The fall of the Assad regime in December 2024 marked a historic turning point for Syria, which had suffered total devastation after a 14 years of war. In an effort to rebuild, the new government announced the adoption of a “free market” economic model, abandoning the socialist legacy and corruption of the previous regime. However, this shift raises questions about the possibility of achieving a balance between economic openness and protecting local industry, especially in light of structural challenges and ongoing international sanctions.
Motives for the Transition to a Free Market Economy
As Syria seeks to break its economic isolation by integrating into global markets, especially after a 50% loss in GDP since 2010 it will need to attract foreign investment. In addition to liberalizing the economy, the former regime controlled vital sectors through protectionist policies, corruption, and favoritism, which stifled competition and growth.
Another motive, for moving to a free market model, is addressing structural crises. With the collapse of the Syrian pound (SYP) and unemployment rising to 60%, the free market is seen as a solution to stimulate production and create job opportunities.
Foreign Goods Threaten Domestic Growth
Foreign goods have flooded the market at low prices, supported by customs exemptions, threatening local industries such as canned goods and clothing, which are unable to keep up with prices or quality.
Also among the challenges is the devastated economic legacy, including collapsed infrastructure and lack of monetary stability. According to a 2024 study by the World Bank Group, “in 2023, SYP depreciated substantially by 141% against the US dollar, while consumer price inflation is estimated to have risen by 93%, exacerbated by government subsidy cuts.”
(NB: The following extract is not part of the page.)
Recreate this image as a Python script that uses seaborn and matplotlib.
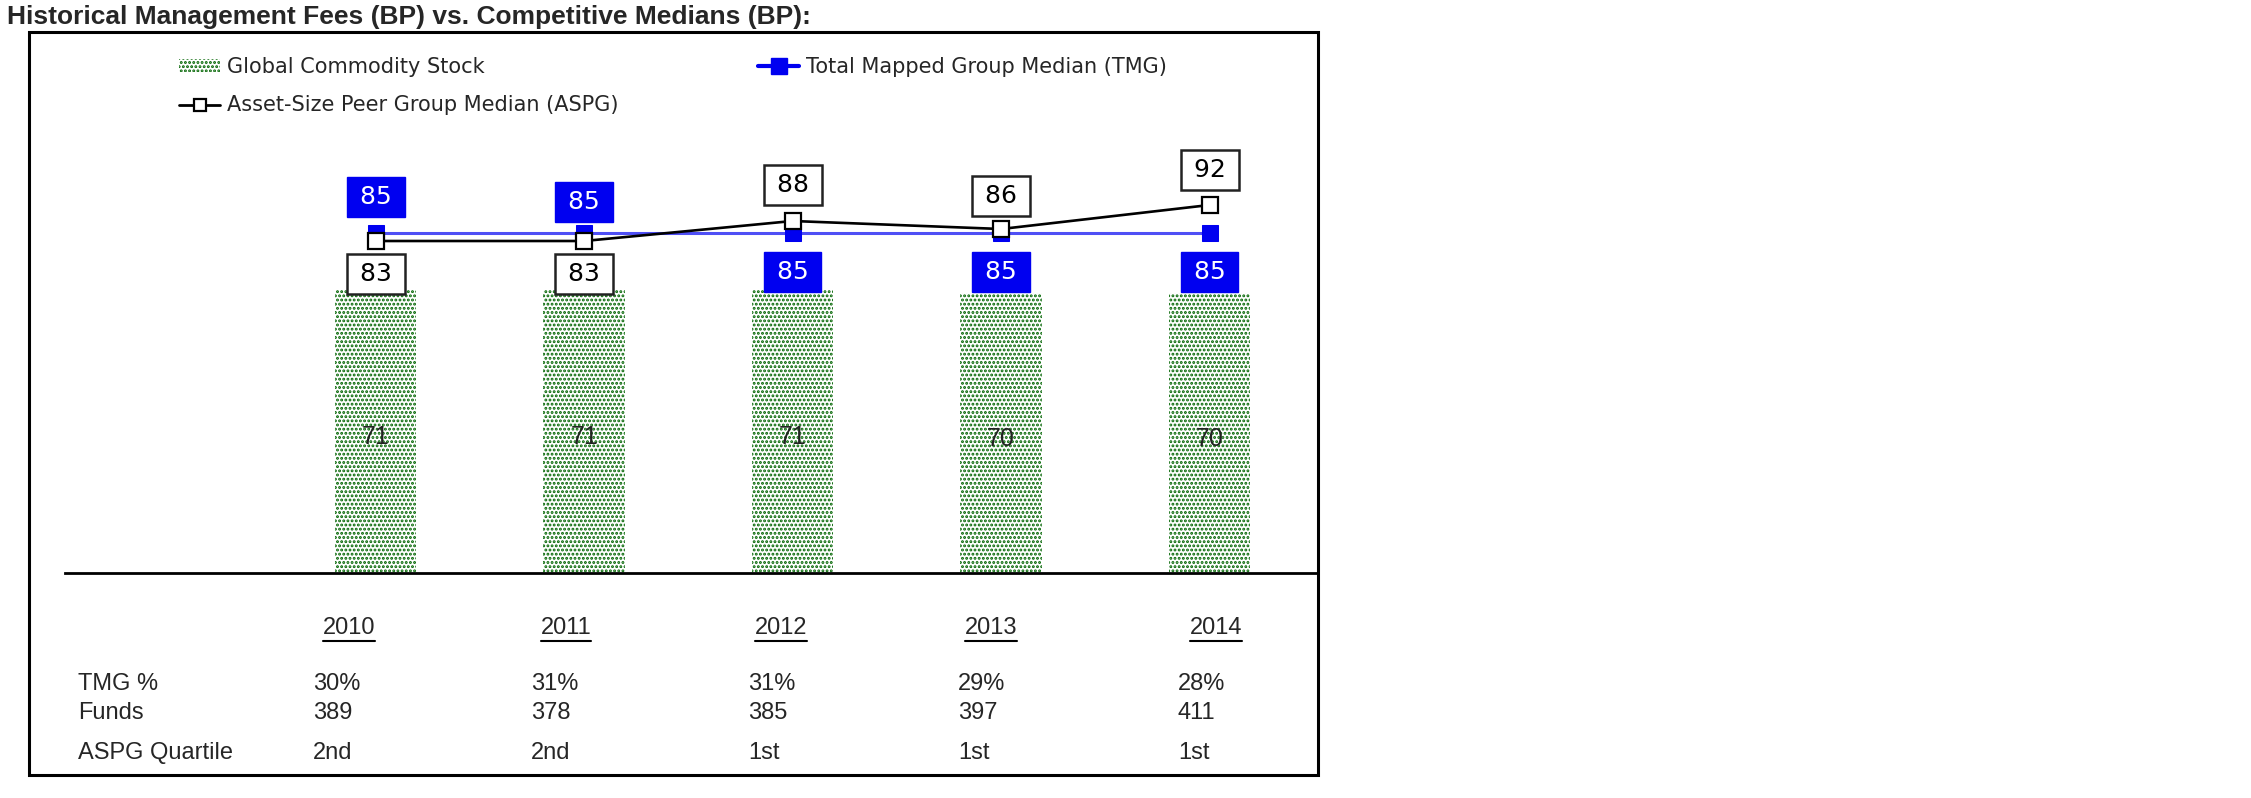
import numpy as np
import pandas as pd
import seaborn as sns
import matplotlib.pyplot as plt
from matplotlib.patches import Patch, Rectangle
from matplotlib.lines import Line2D

# Chart data
years = ["2010", "2011", "2012", "2013", "2014"]
fund_fees = [71, 71, 71, 70, 70]
tmg_median = [85, 85, 85, 85, 85]
aspg_median = [83, 83, 88, 86, 92]
tmg_pct = ["30%", "31%", "31%", "29%", "28%"]
funds = ["389", "378", "385", "397", "411"]
aspg_quartile = ["2nd", "2nd", "1st", "1st", "1st"]
row_names = ["TMG %", "Funds", "ASPG Quartile"]

W, H = 2251, 798
GREEN = "#006400"
BLUE = "#0000f0"
LINE_BLUE = "#4f4ff5"

sns.set_theme(style="white")
plt.rcParams["font.family"] = ["Liberation Sans", "DejaVu Sans"]
plt.rcParams["hatch.linewidth"] = 1.4


def fx(x):
    return x / W


def fy(y):
    return 1 - y / H


fig = plt.figure(figsize=(W / 100, H / 100), dpi=100)
ax = fig.add_axes([fx(65), fy(573), fx(1318) - fx(65), fy(33) - fy(573)])

# bars
df = pd.DataFrame({"year": years, "fee": fund_fees})
sns.barplot(data=df, x="year", y="fee", ax=ax, width=0.39,
            color="white", saturation=1)
for p in ax.patches:
    p.set_facecolor("white")
    p.set_edgecolor(GREEN)
    p.set_linewidth(0)
    p.set_hatch("....")
ax.bar_label(ax.containers[0], label_type="center", fontsize=18, color="#222222",
             padding=-4)

# median lines
xs = np.arange(len(years))
sns.lineplot(x=xs, y=tmg_median, ax=ax, color=LINE_BLUE, lw=2.2,
             marker="s", markersize=11.5, markerfacecolor=BLUE,
             markeredgecolor=BLUE, zorder=4)
sns.lineplot(x=xs, y=aspg_median, ax=ax, color="black", lw=1.9,
             marker="s", markersize=11, markerfacecolor="white",
             markeredgecolor="black", markeredgewidth=1.6, zorder=5)

# value boxes
tmg_off = [26, 22, -28, -28, -28]
aspg_off = [-24, -24, 26, 24, 25]
for i in range(len(years)):
    ax.annotate("\u2009" + str(tmg_median[i]) + "\u2009", (xs[i], tmg_median[i]),
                xytext=(0, tmg_off[i]), textcoords="offset points",
                ha="center", va="center", fontsize=18, color="white", zorder=6,
                family="DejaVu Sans",
                bbox=dict(boxstyle="square,pad=0.32", fc=BLUE, ec=BLUE))
    ax.annotate("\u2009" + str(aspg_median[i]) + "\u2009", (xs[i], aspg_median[i]),
                xytext=(0, aspg_off[i]), textcoords="offset points",
                ha="center", va="center", fontsize=18, color="black", zorder=6,
                family="DejaVu Sans",
                bbox=dict(boxstyle="square,pad=0.32", fc="white", ec="#222222", lw=1.8))

ax.set_xlim(-1.49, 4.52)
ax.set_ylim(0, 135)
ax.set_xlabel("")
ax.set_ylabel("")
ax.set_xticks([])
ax.set_yticks([])
for s in ["top", "left", "right"]:
    ax.spines[s].set_visible(False)
ax.spines["bottom"].set_color("black")
ax.spines["bottom"].set_linewidth(2)

# legend
h_bar = Patch(facecolor="white", edgecolor=GREEN, linewidth=0, hatch="....")
h_tmg = Line2D([], [], color=BLUE, lw=3, marker="s", markersize=11,
               markerfacecolor=BLUE, markeredgecolor=BLUE)
h_aspg = Line2D([], [], color="black", lw=2, marker="s", markersize=9,
                markerfacecolor="white", markeredgecolor="black", markeredgewidth=1.6)
fig.legend([h_bar, h_aspg, h_tmg],
           ["Global Commodity Stock", "Asset-Size Peer Group Median (ASPG)",
            "Total Mapped Group Median (TMG)"],
           ncol=2, loc="upper left", bbox_to_anchor=(fx(160), fy(38)),
           frameon=False, prop={"family": "DejaVu Sans", "size": 15},
           handlelength=2.0, handleheight=0.6, handletextpad=0.3,
           labelspacing=0.9, columnspacing=6.7)

# outer frame and title
fig.patches.append(Rectangle((fx(29), fy(775)), fx(1318) - fx(29), fy(32) - fy(775),
                             transform=fig.transFigure, fill=False,
                             ec="black", lw=2.2))
fig.text(fx(7), fy(17), "Historical Management Fees (BP) vs. Competitive Medians (BP):",
         fontsize=19, fontweight="bold", va="center", ha="left")

# table under the chart
year_x = [349, 566, 781, 991, 1216]
col_x = [313, 531, 748, 958, 1178]
row_y = [684, 713, 753]
year_texts = []
for i, yr in enumerate(years):
    t = fig.text(fx(year_x[i]), fy(628), yr, fontsize=17, ha="center", va="center")
    year_texts.append(t)
rows = [tmg_pct, funds, aspg_quartile]
for r, name in enumerate(row_names):
    fig.text(fx(78), fy(row_y[r]), name, fontsize=17, ha="left", va="center")
    for i, val in enumerate(rows[r]):
        fig.text(fx(col_x[i]), fy(row_y[r]), val, fontsize=17, ha="left", va="center")

fig.canvas.draw()
renderer = fig.canvas.get_renderer()
for t in year_texts:
    bb = t.get_window_extent(renderer)
    fig.add_artist(Line2D([bb.x0 / W, bb.x1 / W], [(bb.y0 - 2) / H] * 2,
                          transform=fig.transFigure, color="black", lw=1.5))

fig.savefig("out.png", dpi=100, facecolor="white")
The existence of international sanctions, such as the US Caesar Act, hinders reconstruction and limits foreign investment.
Implemented Reforms and Their Impacts
The government removed restrictions on foreign currency trading, liberalizing the exchange rate, which contributed to a 60% reduction in the prices of some goods, but increased the flow of counterfeit dollars.
Among other reforms are the privatization of state-owned companies: The process of transferring ownership of some sectors to the private sector has begun, but it faces the risk of concentrating wealth among a few. Tax and customs exemptions are intended to encourage investment, but they could also lead to flooding the market with imports at the expense of local production if unchecked.
Recommendations for a Successful Transition
Strengthening protectionist legislation and imposing gradual customs duties to protect emerging industries, while ensuring they do not become a barrier to competition can be beneficial. Reforming institutions by building an independent oversight body to combat corruption and issuing clear competition laws is also key.
International integration by negotiating the gradual lifting of sanctions, while ensuring transparency in the use of foreign aid will vitalize recovery. Finally, supporting the agricultural and industrial sectors through soft loans and modernizing infrastructure to boost local production.
Syria’s transition to a free market economy is not just an option; it’s a necessity to salvage a collapsing system. However, success depends on a delicate balance between openness, protecting social vulnerability, and rebuilding trust through radical institutional reforms.